2020 was the year that the music world ground to a halt. Tour plans – scuttled. Live venues – shuttered. Album plans – scrapped. And yet, bizarrely, 2020 was also the year that Brooklyn’s Geese finally took flight. An album that was intended to be, according to guitarist Gus Green, the “last piece of music we made before split [up] and went to college” instead wound up falling into the hands of indie powerhouse Partisan Records. The label that IDLES, Fontaines D.C. and Chubby and the Gang call home quietly signed the band on the strength of the unreleased album in the summer of 2020. Quite the vote of confidence for a band fresh out of high school, one that had played just a handful of gigs.
But the truth is, despite outward appearances, Geese are no overnight success. The band traces its beginnings back to 2016, when Cameron Winter (vocals, keyboard), Max Bassin (drums), and Green met Dominic DiGesu (bass) and Foster Hudson (guitar) during freshman year of high school. Though according to Hudson – joining the entire band for their interview in Bassin’s basement – the chemistry wasn’t exactly instantaneous.
“They thought they might need a second guitarist and invited me over to practice. I thought it went well, but a couple of weeks went by and I never heard from them!” He tilts his head back in the direction of the others, who are all clearly amused and chuckling amongst themselves. “They ghosted me! But I sort of wouldn’t leave them alone, and Cameron finally wrote a song that required two guitar parts. When they realized they needed another guitarist to play it live – well, I think that was when they let me in.”

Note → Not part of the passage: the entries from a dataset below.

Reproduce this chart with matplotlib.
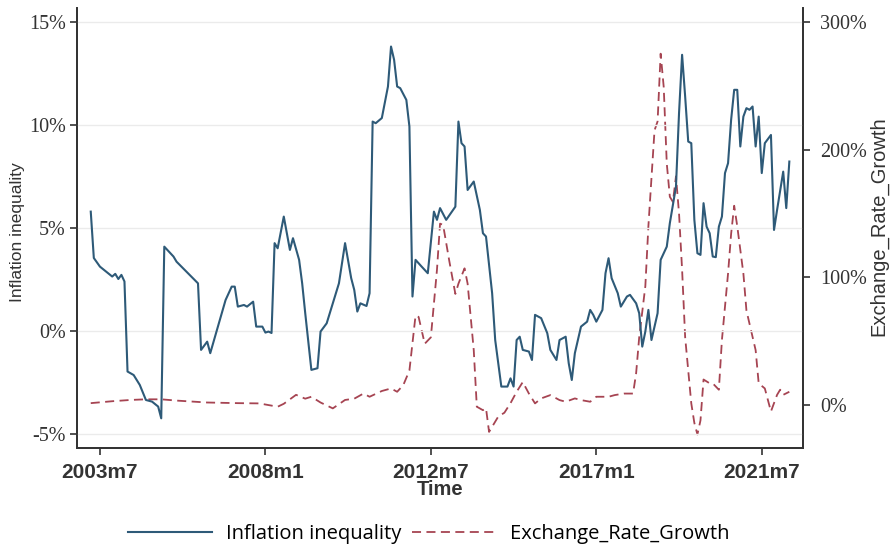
import matplotlib
matplotlib.use("Agg")
import matplotlib.pyplot as plt
from matplotlib.ticker import FuncFormatter

# months counted from 2003m7 (0 = 2003m7)
ineq_month = [-3, -2, 0, 4, 5, 6, 7, 8, 9, 11, 13, 15, 17, 19, 20, 21, 24, 25, 32, 33,
              35, 36, 41, 43, 44, 45, 47, 48, 50, 51, 53, 54, 55, 56, 57, 58, 60, 62, 63, 65,
              66, 67, 69, 71, 72, 74, 76, 78, 80, 82, 83, 84, 85, 87, 88, 89, 90, 92, 94, 95,
              96, 97, 98, 100, 101, 102, 103, 105, 107, 109, 110, 111, 113, 116, 117, 118, 119, 120, 122, 124,
              125, 126, 128, 129, 131, 133, 134, 135, 136, 137, 138, 140, 141, 142, 144, 146, 147, 149, 150, 152,
              153, 154, 155, 157, 159, 160, 161, 162, 164, 165, 166, 167, 169, 170, 172, 173, 175, 176, 177, 178,
              179, 180, 182, 183, 184, 185, 186, 188, 189, 190, 191, 192, 193, 194, 195, 196, 197, 198, 199, 200,
              201, 202, 203, 204, 205, 206, 207, 208, 209, 210, 211, 212, 213, 214, 215, 216, 217, 219, 220, 221,
              223, 224, 225]
ineq_value = [5.79, 3.54, 3.12, 2.64, 2.77, 2.52, 2.72, 2.40, -1.97, -2.14, -2.62, -3.35, -3.43, -3.67, -4.24, 4.09, 3.61, 3.36, 2.31, -0.92,
              -0.52, -1.08, 1.50, 2.15, 2.15, 1.18, 1.26, 1.18, 1.42, 0.21, 0.21, -0.08, -0.03, -0.10, 4.26, 4.01, 5.55, 3.93, 4.50, 3.45,
              2.31, 0.86, -1.89, -1.81, -0.03, 0.37, 1.34, 2.31, 4.26, 2.56, 1.99, 0.94, 1.34, 1.21, 1.83, 10.16, 10.08, 10.33, 11.86, 13.80,
              13.16, 11.86, 11.78, 11.21, 9.92, 1.67, 3.45, 3.12, 2.80, 5.79, 5.39, 5.96, 5.39, 6.03, 10.16, 9.11, 8.95, 6.84, 7.25, 5.87,
              4.74, 4.58, 1.83, -0.44, -2.70, -2.70, -2.30, -2.70, -0.44, -0.28, -0.92, -1.00, -1.41, 0.78, 0.62, -0.11, -0.92, -1.41, -0.44, -0.28,
              -1.57, -2.38, -1.08, 0.21, 0.45, 1.02, 0.78, 0.45, 1.02, 2.80, 3.53, 2.56, 1.83, 1.18, 1.67, 1.75, 1.34, 0.86, -0.76, -0.03,
              1.02, -0.44, 0.86, 3.45, 3.77, 4.09, 5.23, 7.00, 10.57, 13.40, 11.37, 9.19, 9.11, 5.39, 3.77, 3.69, 6.20, 5.06, 4.74, 3.61,
              3.58, 5.06, 5.55, 7.66, 8.14, 10.24, 11.70, 11.70, 8.95, 10.40, 10.81, 10.73, 10.89, 8.95, 10.40, 7.66, 9.11, 9.51, 4.90, 5.87,
              7.73, 5.96, 8.22]

fx_month = [-3, 4, 10, 15, 20, 25, 35, 45, 52, 58, 60, 64, 67, 69, 72, 76, 80, 83, 86, 88,
            92, 95, 97, 99, 101, 103, 104, 106, 108, 110, 111, 112, 114, 116, 117, 119, 120, 122, 123, 125,
            126, 127, 130, 132, 134, 136, 138, 140, 142, 144, 147, 150, 152, 155, 157, 160, 162, 166, 168, 171,
            174, 175, 176, 178, 179, 181, 182, 183, 184, 185, 186, 187, 188, 189, 190, 191, 193, 194, 195, 196,
            197, 199, 200, 202, 203, 205, 206, 207, 208, 210, 211, 214, 215, 217, 218, 219, 221, 222, 223, 225]
fx_value = [1.5, 3.0, 4.0, 4.5, 4.5, 3.5, 2.0, 1.5, 1.3, -1.3, 1.0, 8.0, 5.0, 6.5, 2.0, -2.6, 4.0, 5.0, 9.0, 6.5,
            11.0, 13.0, 10.4, 15.6, 27.0, 70.0, 69.0, 48.0, 53.0, 106.0, 142.0, 141.0, 113.0, 87.0, 95.0, 107.0, 95.0, 43.0, -1.3, -4.0,
            -2.5, -21.0, -9.0, -6.0, 1.5, 10.4, 18.0, 9.0, 1.3, 5.2, 7.8, 3.9, 2.6, 5.2, 3.9, 2.6, 6.5, 6.5, 7.8, 9.0,
            9.0, 25.0, 53.0, 93.0, 140.0, 215.0, 222.0, 275.0, 249.0, 189.0, 163.0, 159.0, 179.0, 150.0, 106.0, 53.0, 1.3, -14.0, -23.0, -12.0,
            20.0, 17.0, 17.0, 12.0, 51.0, 103.0, 134.0, 156.0, 140.0, 103.0, 74.0, 43.0, 17.0, 13.0, 4.0, -5.0, 8.0, 12.0, 8.0, 10.4]

tick_month = [0, 54, 108, 162, 216]
tick_label = ["2003m7", "2008m1", "2012m7", "2017m1", "2021m7"]

blue = "#2e5a78"
red = "#a64452"
spine_col = "#333333"

fig = plt.figure(figsize=(8.95, 5.47), dpi=100)
ax = fig.add_axes([0.086, 0.181, 0.811, 0.804])
ax2 = ax.twinx()

ax.plot(ineq_month, ineq_value, color=blue, lw=1.5, label="Inflation inequality", zorder=3)
ax2.plot(fx_month, fx_value, color=red, lw=1.3, dashes=(5, 3), label="Exchange_Rate_Growth")

ax.set_zorder(ax2.get_zorder() + 1)
ax.patch.set_visible(False)

ax.set_xlim(-7.5, 229.4)
ax.set_ylim(-5.68, 15.66)
ax2.set_ylim(-33.6, 310.6)

ax.set_yticks([-5, 0, 5, 10, 15])
ax.yaxis.set_major_formatter(FuncFormatter(lambda v, p: f"{v:.0f}%"))
ax2.set_yticks([0, 100, 200, 300])
ax2.yaxis.set_major_formatter(FuncFormatter(lambda v, p: f"{v:.0f}%"))
ax.set_xticks(tick_month)
ax.set_xticklabels(tick_label)

ax.grid(axis="y", color="#ebebeb", lw=1.0)
ax.set_axisbelow(True)

for a in (ax, ax2):
    a.spines["top"].set_visible(False)
    for s in ("left", "right", "bottom"):
        a.spines[s].set_color(spine_col)
        a.spines[s].set_linewidth(1.3)
    a.tick_params(direction="out", length=5, width=1.2, color=spine_col)
ax.tick_params(axis="x", pad=5.5)
ax.tick_params(axis="y", pad=3)
ax2.tick_params(axis="y", pad=7.5)

for lab in ax.get_yticklabels() + ax2.get_yticklabels():
    lab.set_fontfamily("Liberation Serif")
    lab.set_fontsize(14.5)
    lab.set_color("#333333")
for lab in ax.get_xticklabels():
    lab.set_fontfamily("Liberation Sans")
    lab.set_fontsize(15)
    lab.set_fontweight("bold")
    lab.set_color("#333333")

ax.set_xlabel("Time", fontfamily="Liberation Sans", fontsize=14.5, fontweight="bold",
              color="#333333")
ax.xaxis.set_label_coords(0.5, -0.073)
ax.set_ylabel("Inflation inequality", fontfamily="Liberation Sans", fontsize=12.5,
              color="#333333")
ax.yaxis.set_label_coords(-0.071, 0.49)
ax2.set_ylabel("Exchange_Rate_Growth", fontfamily="Liberation Sans", fontsize=14.5,
               color="#333333")
ax2.yaxis.set_label_coords(1.092, 0.505)

h1, l1 = ax.get_legend_handles_labels()
h2, l2 = ax2.get_legend_handles_labels()
fig.legend(h1 + h2, l1 + l2, loc="center", bbox_to_anchor=(0.479, 0.024), ncol=2,
           frameon=False, handlelength=4.2, handletextpad=0.7, columnspacing=0.5,
           prop={"family": "Open Sans", "size": 14.5})

fig.savefig("out.png", dpi=100)
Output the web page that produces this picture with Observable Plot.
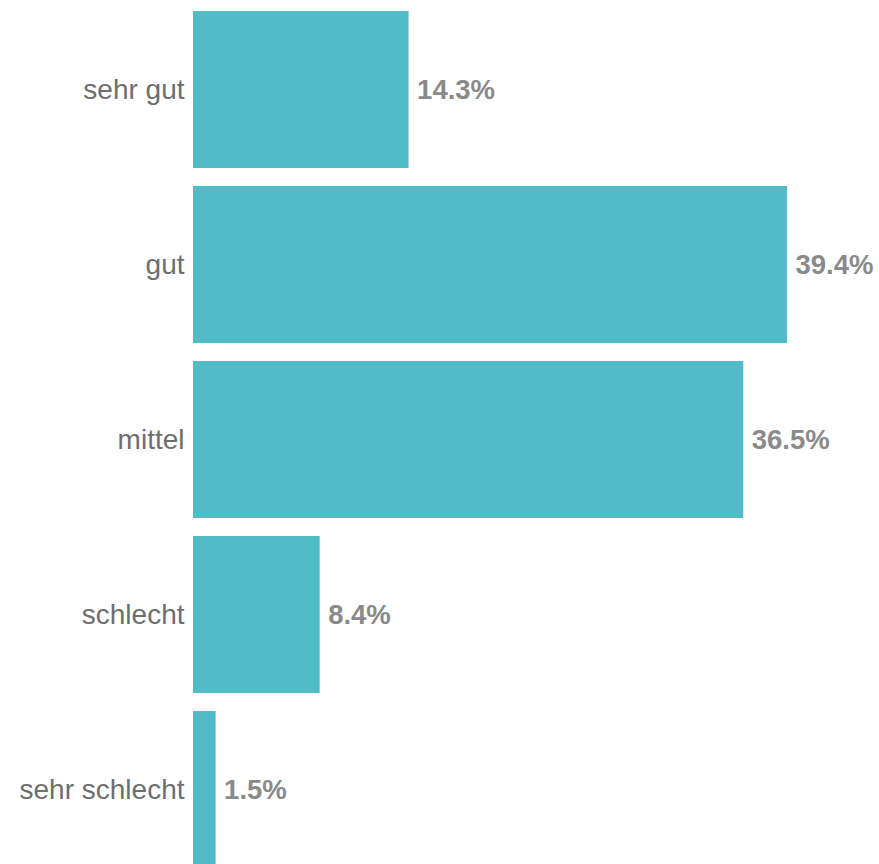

Early on, the band bonded over sprawling psychedelic rock from 70s bands like Yes and Pink Floyd, and the band’s first unreleased EP revels in these shared influences. However, the primary benefit of this early attempt at recording seems to have been learning the do’s and don’ts of DIY. Recorded entirely in Bassin’s basement over the course of a year, the EP essentially gave Geese a crash course in audio engineering. Winter admits the band “tended to freak out” in the early stages. “We actually got a sign that says ‘If something’s not working, it’s either not plugged in, not turned on, or it’s the sample rate.’ That sign hasn’t failed us yet.”
In addition to getting them comfortable with tracking on their own, the experience of self-recording also convinced them of the necessity of recording as much as they could live instead of recording individual parts and piecing them all together after the fact. The band only had one day per week to learn, practice and record. To finish a full-length album prior to their high school graduation, the band no longer had the luxury of taking their time and obsessing over minutia. As Green puts it: “it was the difference between going through effects and changing the sound of a single sample for a week versus throwing a mic in a shoe, putting in front of an amp, doing one take, and moving on.”The band’s newly unfussed approach to recording also proved to be perfectly suited to their evolving sound, which now flaunted a raw power and driving rhythm that reflected their growing affinity for post-punk.
It’s no accident that ‘Disco’ is the very first Geese track the world will hear, though it certainly makes for an unconventional introduction. The song takes absolutely zero musical inspiration from the Studio 54-era, but stretching to nearly seven-minutes, it does share a certain spirit of excess, melding the band’s psychedelic and post-punk influences and simultaneously giving them a sleek, glamorous makeover.
Geese are quite clearly fans of Deerhunter circa the kraut-gaze era of ‘Microcastle’. But the band’s approach is less meandering and ramshackle than that touchpoint would suggest, with Winter’s gruff, commanding vocals the undeniable focal point. “I’m glad this is the first song that is coming out because it’s a pretty good representation of the album,” says Winter. “It’s also the very first song we recorded live.”
Aside from an astonishingly well-attended and impressive virtual show toward the end of last year and a brief two-song set at the recent online Great Escape festival, the band has kept a low profile since their signing. But Geese insist, without delving into specifics, that all that will be changing in the coming months. Each of the band members has put college plans on ice for now with the exception of Hudson, who jokes he’ll be the one reading Kierkegaard at the back of the tour bus. Of course, considering what they’ve already managed to accomplish as full-time students during a global pandemic, it’s safe to say it’ll take far more than a little existential angst to hold them back in 2022.